Agreed Naplesfan- those guys have stepped-up- that first catch by Shepard last game was great… Seems like ball control/ not wanting turnovers has really reigned in the offense.
Sad to see the red zone regress back to last year’s form-
I’ve been saying this for weeks. TV reporters and fans alike love to talk about matchups in terms of stars. For example, in the old days every Bucs vs Packers game was Sapp versus Favre. It was only them playing. That of course is not how the players view it nor the opposing coordinators. They don’t view Shepard, Humphries, or Brate as faceless nobodies.
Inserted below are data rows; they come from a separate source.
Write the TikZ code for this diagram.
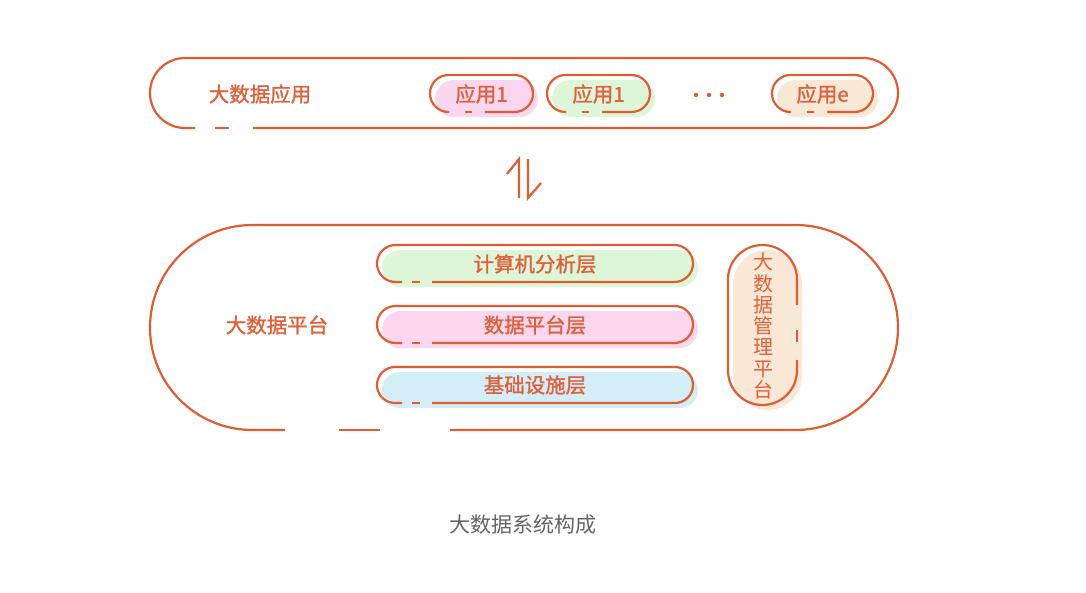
\documentclass[tikz,border=0pt]{standalone}
\usepackage{fontspec}
\newfontfamily\cjk{Noto Sans CJK SC}
\newfontfamily\cjkm[FakeBold=1.3]{Noto Sans CJK SC}
\definecolor{org}{RGB}{226,92,50}
\definecolor{txt}{RGB}{224,96,58}
\definecolor{pinkf}{RGB}{250,215,238}
\definecolor{greenf}{RGB}{222,246,216}
\definecolor{peachf}{RGB}{250,232,214}
\definecolor{bluef}{RGB}{212,238,248}
\definecolor{capgray}{RGB}{100,100,100}
\tikzset{
  outl/.style={draw=org, line width=2.2pt},
  lbl/.style={text=txt, font=\cjkm\fontsize{20.5}{22}\selectfont, inner sep=0pt},
  vlbl/.style={text=txt, font=\cjk\fontsize{20}{21.3}\selectfont, align=center, inner sep=0pt},
  arr/.style={draw=org, line width=2.2pt},
}
\begin{document}
\begin{tikzpicture}[x=1pt,y=-1pt]
\useasboundingbox (0,0) rectangle (1086,592);
% ---- top bar ----
\draw[outl] (253,128) -- (863,128) arc(-90:90:35pt) -- (185,58) arc(90:270:35pt) -- (195,128);
\draw[outl] (215,128) -- (229,128);
\node[lbl] (app) at (260,94) {大数据应用};
% pill 1
\fill[pinkf, rounded corners=18.5pt] (435,80) rectangle (538,117);
\draw[outl] (485,112) -- (514.5,112) arc(-90:90:18.5pt) -- (448.5,75) arc(90:270:18.5pt) -- (449,112);
\draw[outl] (465,112) -- (472,112);
\node[lbl] (a1) at (481.5,94) {应用1};
% pill 2
\fill[greenf, rounded corners=18.5pt] (552,80) rectangle (655,117);
\draw[outl] (602,112) -- (631.5,112) arc(-90:90:18.5pt) -- (565.5,75) arc(90:270:18.5pt) -- (566,112);
\draw[outl] (582,112) -- (589,112);
\node[lbl] (a2) at (598.5,94) {应用1};
% dots
\fill[org] (696,95) circle (2.2pt) (709,95) circle (2.2pt) (722,95) circle (2.2pt);
% pill 3
\fill[peachf, rounded corners=18.5pt] (777,80) rectangle (878,117);
\draw[outl] (827,112) -- (854.5,112) arc(-90:90:18.5pt) -- (790.5,75) arc(90:270:18.5pt) -- (791,112);
\draw[outl] (807,112) -- (814,112);
\node[lbl] (ae) at (822.5,94) {应用e};
% ---- arrows ----
\coordinate (u1) at (519,198);
\coordinate (u2) at (519,159);
\coordinate (u3) at (507,174);
\coordinate (d1) at (528,159);
\coordinate (d2) at (528,198);
\coordinate (d3) at (541,183);
\draw[arr] (u1) -- (u2) -- (u3);
\draw[arr] (d1) -- (d2) -- (d3);
% ---- platform ----
\draw[outl] (450,430) -- (795.5,430) arc(-90:90:102.5pt) -- (252.5,225) arc(90:270:102.5pt) -- (285,430);
\draw[outl] (339,430) -- (380,430);
\node[lbl] (plat) at (277,325) {大数据平台};
% layer 1
\fill[greenf, rounded corners=18.5pt] (382,250) rectangle (698,287);
\draw[outl] (432,282) -- (674.5,282) arc(-90:90:18.5pt) -- (395.5,245) arc(90:270:18.5pt) -- (402,282);
\draw[outl] (412,282) -- (420,282);
\node[lbl] (l1) at (535,264) {计算机分析层};
% layer 2
\fill[pinkf, rounded corners=18.5pt] (382,311) rectangle (698,348);
\draw[outl] (432,343) -- (674.5,343) arc(-90:90:18.5pt) -- (395.5,306) arc(90:270:18.5pt) -- (402,343);
\draw[outl] (412,343) -- (420,343);
\node[lbl] (l2) at (535,325) {数据平台层};
% layer 3
\fill[bluef, rounded corners=18pt] (382,372) rectangle (698,408);
\draw[outl] (432,403) -- (675,403) arc(-90:90:18pt) -- (395,367) arc(90:270:18pt) -- (402,403);
\draw[outl] (412,403) -- (420,403);
\node[lbl] (l3) at (535,385) {基础设施层};
% vertical pill
\fill[peachf, rounded corners=34.5pt] (733,250) rectangle (802,410);
\draw[outl] (797,360) -- (797,370.5) arc(0:-180:34.5pt) -- (728,279.5) arc(180:0:34.5pt) -- (797,305);
\draw[outl] (797,330) -- (797,342);
\node[vlbl] (mgmt) at (763,326) {大\\数\\据\\管\\理\\平\\台};
% caption
\node[text=capgray, font=\cjk\fontsize{21}{23}\selectfont, inner sep=0pt] (cap) at (523,525) {大数据系统构成};
\end{tikzpicture}
\end{document}
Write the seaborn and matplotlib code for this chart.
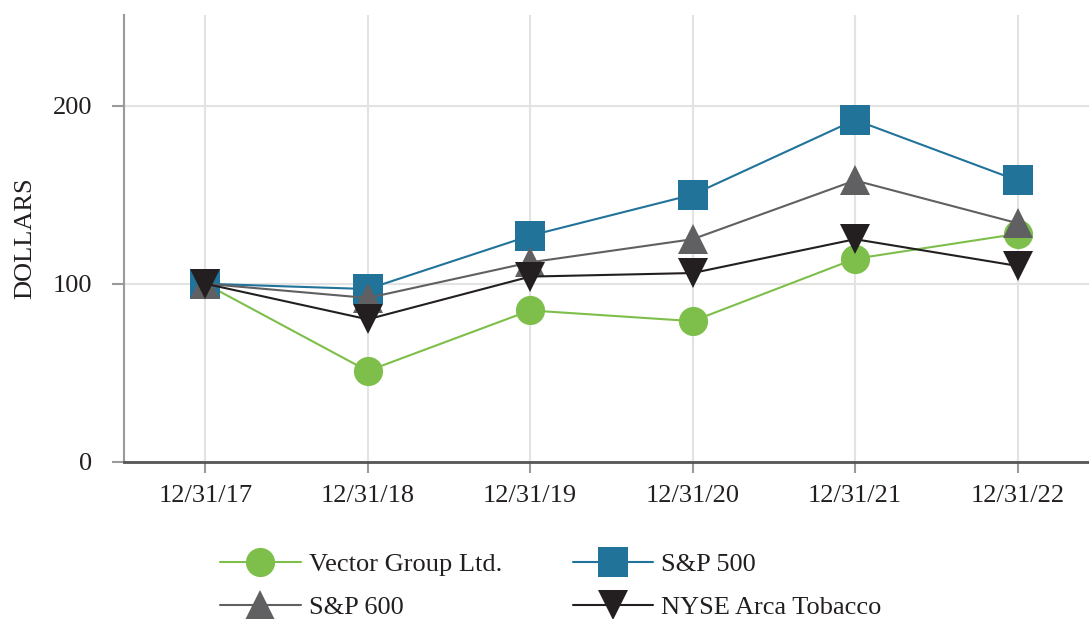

They have to cover them. Of course they know who the bigger threats are relatively speaking. But they have to cover them all or Jameis will find them. And make no mistake. I guarantee that every defensive coordinator is planning how to stop Cam Brate now. If he’s not accounted for he’s going to hurt you.
And I’m so happy for this team to be at this point. This whole season I’ve never held any delusion that this team is Super Bowl ready. I’m not so sure now. I truly believe they can play with anyone. It would always be a scratch and claw victory. But they CAN win. I’m hoping for a win in Dallas like everyone. But look at it this way. This team needs games like this to really move to the next level. Every game matters but there is a difference in December. To keep growing this team needs to have games that matter in December. I can stand over a 4 foot putt on the practice green and have no pressure and drill it. Take that to the 18th green when it’s the chance to beat my lifetime best round. That’s a totally different putt. But if I’m given that pressure more often I know I’d get accustomed to it and I would be able to perform to my best ability. Go Bucs. Play fast, play loose, play aggressively, play confidently. You can beat these fools. Shock the world.
Wonder if the Buc’s looked at picking up Floyd who was released by the Cardinals. Looks like the Patriots grabbed him.